-- start Data lines --
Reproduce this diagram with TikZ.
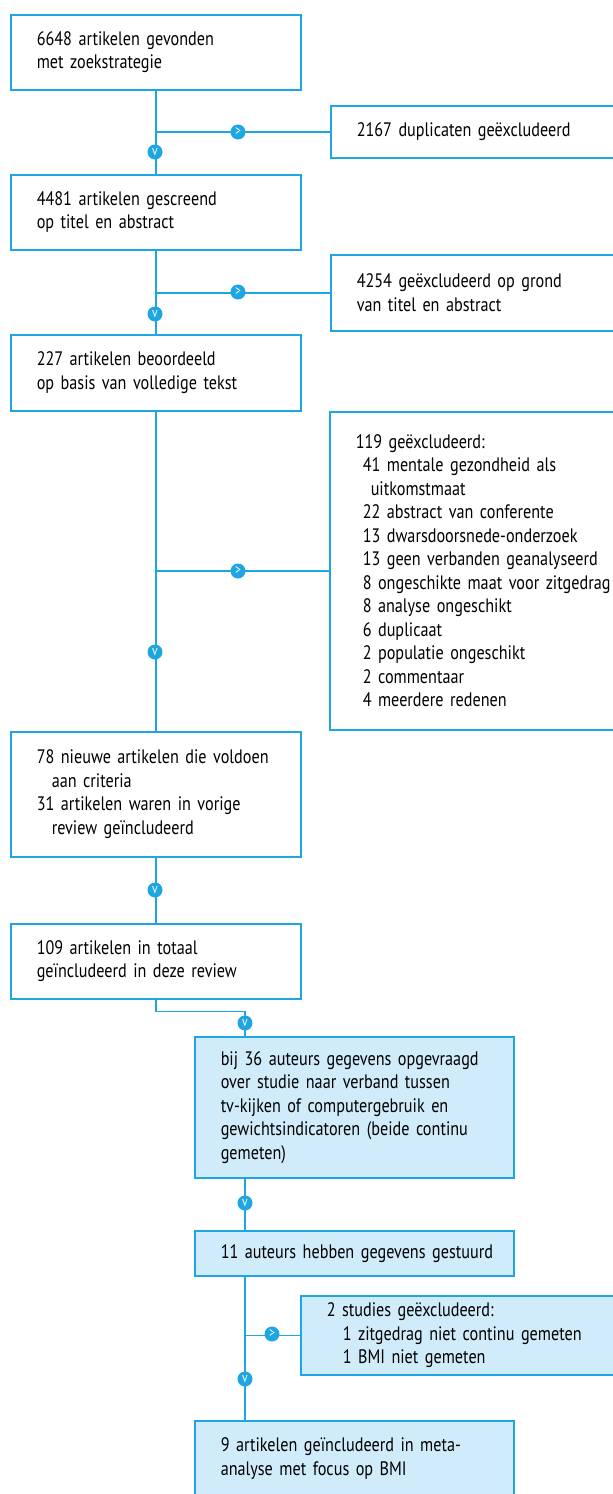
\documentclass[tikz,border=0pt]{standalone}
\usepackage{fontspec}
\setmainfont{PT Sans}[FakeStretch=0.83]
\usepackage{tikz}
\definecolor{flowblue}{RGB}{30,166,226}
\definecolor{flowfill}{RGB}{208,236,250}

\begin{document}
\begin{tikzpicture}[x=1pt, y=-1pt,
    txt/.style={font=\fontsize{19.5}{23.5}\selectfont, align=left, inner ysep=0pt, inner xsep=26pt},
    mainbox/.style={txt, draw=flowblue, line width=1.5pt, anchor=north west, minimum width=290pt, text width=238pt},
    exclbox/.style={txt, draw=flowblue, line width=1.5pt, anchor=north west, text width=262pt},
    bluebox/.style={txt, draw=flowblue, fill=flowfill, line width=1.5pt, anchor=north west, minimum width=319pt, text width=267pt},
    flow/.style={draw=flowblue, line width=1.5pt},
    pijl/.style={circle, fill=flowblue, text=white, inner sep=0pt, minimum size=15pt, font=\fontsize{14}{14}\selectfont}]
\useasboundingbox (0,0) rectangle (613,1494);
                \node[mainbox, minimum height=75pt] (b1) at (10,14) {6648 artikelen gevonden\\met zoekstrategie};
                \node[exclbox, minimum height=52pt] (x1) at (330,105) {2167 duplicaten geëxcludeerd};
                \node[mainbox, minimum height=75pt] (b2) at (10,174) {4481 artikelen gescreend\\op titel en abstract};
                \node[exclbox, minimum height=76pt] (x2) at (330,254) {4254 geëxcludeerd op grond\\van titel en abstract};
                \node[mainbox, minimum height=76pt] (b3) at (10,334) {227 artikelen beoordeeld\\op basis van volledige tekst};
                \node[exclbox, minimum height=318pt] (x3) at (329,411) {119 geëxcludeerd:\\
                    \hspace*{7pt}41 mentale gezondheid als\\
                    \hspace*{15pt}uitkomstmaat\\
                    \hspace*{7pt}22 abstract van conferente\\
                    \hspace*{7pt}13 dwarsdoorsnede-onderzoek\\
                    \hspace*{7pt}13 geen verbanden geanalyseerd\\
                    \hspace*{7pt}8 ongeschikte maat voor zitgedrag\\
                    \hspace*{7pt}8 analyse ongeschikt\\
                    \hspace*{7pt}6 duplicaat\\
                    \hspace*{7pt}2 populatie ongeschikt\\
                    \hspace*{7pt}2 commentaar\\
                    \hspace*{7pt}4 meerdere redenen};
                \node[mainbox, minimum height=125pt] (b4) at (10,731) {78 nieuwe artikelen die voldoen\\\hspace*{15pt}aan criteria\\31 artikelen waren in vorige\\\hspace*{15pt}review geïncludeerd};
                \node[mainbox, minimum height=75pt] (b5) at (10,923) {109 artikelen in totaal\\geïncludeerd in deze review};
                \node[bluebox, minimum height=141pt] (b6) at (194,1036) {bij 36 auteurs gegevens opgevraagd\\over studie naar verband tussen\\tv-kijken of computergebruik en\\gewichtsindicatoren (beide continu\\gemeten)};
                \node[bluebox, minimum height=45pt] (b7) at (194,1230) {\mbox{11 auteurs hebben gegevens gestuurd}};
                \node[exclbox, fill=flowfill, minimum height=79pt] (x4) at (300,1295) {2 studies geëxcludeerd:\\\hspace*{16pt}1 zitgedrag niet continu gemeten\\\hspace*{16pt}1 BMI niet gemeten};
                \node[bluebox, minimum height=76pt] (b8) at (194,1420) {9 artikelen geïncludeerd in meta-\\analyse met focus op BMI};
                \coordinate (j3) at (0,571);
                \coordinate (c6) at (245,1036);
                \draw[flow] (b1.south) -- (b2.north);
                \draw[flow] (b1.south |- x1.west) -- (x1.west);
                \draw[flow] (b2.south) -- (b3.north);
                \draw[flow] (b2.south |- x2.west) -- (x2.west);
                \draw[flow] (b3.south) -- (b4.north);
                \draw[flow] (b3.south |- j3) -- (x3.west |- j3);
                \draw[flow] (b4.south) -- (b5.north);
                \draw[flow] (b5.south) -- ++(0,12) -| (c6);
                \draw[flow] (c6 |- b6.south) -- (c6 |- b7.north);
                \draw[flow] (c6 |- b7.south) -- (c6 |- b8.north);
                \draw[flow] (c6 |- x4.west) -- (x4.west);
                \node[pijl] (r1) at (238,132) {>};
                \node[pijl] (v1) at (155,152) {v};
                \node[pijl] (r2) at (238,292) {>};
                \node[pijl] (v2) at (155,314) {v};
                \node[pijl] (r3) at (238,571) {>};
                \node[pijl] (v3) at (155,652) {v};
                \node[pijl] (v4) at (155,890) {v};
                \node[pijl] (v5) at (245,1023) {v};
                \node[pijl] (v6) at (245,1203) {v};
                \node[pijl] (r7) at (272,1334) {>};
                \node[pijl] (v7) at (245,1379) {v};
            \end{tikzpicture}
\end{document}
-- end Data lines --
Make an exact copy of the data above, pictures excluded.

Reproduce this diagram with TikZ.
\documentclass[tikz,border=0pt]{standalone}
\usepackage{fontspec}
\setmainfont{PT Sans}[FakeStretch=0.83]
\usepackage{tikz}
\definecolor{flowblue}{RGB}{30,166,226}
\definecolor{flowfill}{RGB}{208,236,250}

\begin{document}
\begin{tikzpicture}[x=1pt, y=-1pt,
    txt/.style={font=\fontsize{19.5}{23.5}\selectfont, align=left, inner ysep=0pt, inner xsep=26pt},
    mainbox/.style={txt, draw=flowblue, line width=1.5pt, anchor=north west, minimum width=290pt, text width=238pt},
    exclbox/.style={txt, draw=flowblue, line width=1.5pt, anchor=north west, text width=262pt},
    bluebox/.style={txt, draw=flowblue, fill=flowfill, line width=1.5pt, anchor=north west, minimum width=319pt, text width=267pt},
    flow/.style={draw=flowblue, line width=1.5pt},
    pijl/.style={circle, fill=flowblue, text=white, inner sep=0pt, minimum size=15pt, font=\fontsize{14}{14}\selectfont}]
\useasboundingbox (0,0) rectangle (613,1494);
                \node[mainbox, minimum height=75pt] (b1) at (10,14) {6648 artikelen gevonden\\met zoekstrategie};
                \node[exclbox, minimum height=52pt] (x1) at (330,105) {2167 duplicaten geëxcludeerd};
                \node[mainbox, minimum height=75pt] (b2) at (10,174) {4481 artikelen gescreend\\op titel en abstract};
                \node[exclbox, minimum height=76pt] (x2) at (330,254) {4254 geëxcludeerd op grond\\van titel en abstract};
                \node[mainbox, minimum height=76pt] (b3) at (10,334) {227 artikelen beoordeeld\\op basis van volledige tekst};
                \node[exclbox, minimum height=318pt] (x3) at (329,411) {119 geëxcludeerd:\\
                    \hspace*{7pt}41 mentale gezondheid als\\
                    \hspace*{15pt}uitkomstmaat\\
                    \hspace*{7pt}22 abstract van conferente\\
                    \hspace*{7pt}13 dwarsdoorsnede-onderzoek\\
                    \hspace*{7pt}13 geen verbanden geanalyseerd\\
                    \hspace*{7pt}8 ongeschikte maat voor zitgedrag\\
                    \hspace*{7pt}8 analyse ongeschikt\\
                    \hspace*{7pt}6 duplicaat\\
                    \hspace*{7pt}2 populatie ongeschikt\\
                    \hspace*{7pt}2 commentaar\\
                    \hspace*{7pt}4 meerdere redenen};
                \node[mainbox, minimum height=125pt] (b4) at (10,731) {78 nieuwe artikelen die voldoen\\\hspace*{15pt}aan criteria\\31 artikelen waren in vorige\\\hspace*{15pt}review geïncludeerd};
                \node[mainbox, minimum height=75pt] (b5) at (10,923) {109 artikelen in totaal\\geïncludeerd in deze review};
                \node[bluebox, minimum height=141pt] (b6) at (194,1036) {bij 36 auteurs gegevens opgevraagd\\over studie naar verband tussen\\tv-kijken of computergebruik en\\gewichtsindicatoren (beide continu\\gemeten)};
                \node[bluebox, minimum height=45pt] (b7) at (194,1230) {\mbox{11 auteurs hebben gegevens gestuurd}};
                \node[exclbox, fill=flowfill, minimum height=79pt] (x4) at (300,1295) {2 studies geëxcludeerd:\\\hspace*{16pt}1 zitgedrag niet continu gemeten\\\hspace*{16pt}1 BMI niet gemeten};
                \node[bluebox, minimum height=76pt] (b8) at (194,1420) {9 artikelen geïncludeerd in meta-\\analyse met focus op BMI};
                \coordinate (j3) at (0,571);
                \coordinate (c6) at (245,1036);
                \draw[flow] (b1.south) -- (b2.north);
                \draw[flow] (b1.south |- x1.west) -- (x1.west);
                \draw[flow] (b2.south) -- (b3.north);
                \draw[flow] (b2.south |- x2.west) -- (x2.west);
                \draw[flow] (b3.south) -- (b4.north);
                \draw[flow] (b3.south |- j3) -- (x3.west |- j3);
                \draw[flow] (b4.south) -- (b5.north);
                \draw[flow] (b5.south) -- ++(0,12) -| (c6);
                \draw[flow] (c6 |- b6.south) -- (c6 |- b7.north);
                \draw[flow] (c6 |- b7.south) -- (c6 |- b8.north);
                \draw[flow] (c6 |- x4.west) -- (x4.west);
                \node[pijl] (r1) at (238,132) {>};
                \node[pijl] (v1) at (155,152) {v};
                \node[pijl] (r2) at (238,292) {>};
                \node[pijl] (v2) at (155,314) {v};
                \node[pijl] (r3) at (238,571) {>};
                \node[pijl] (v3) at (155,652) {v};
                \node[pijl] (v4) at (155,890) {v};
                \node[pijl] (v5) at (245,1023) {v};
                \node[pijl] (v6) at (245,1203) {v};
                \node[pijl] (r7) at (272,1334) {>};
                \node[pijl] (v7) at (245,1379) {v};
            \end{tikzpicture}
\end{document}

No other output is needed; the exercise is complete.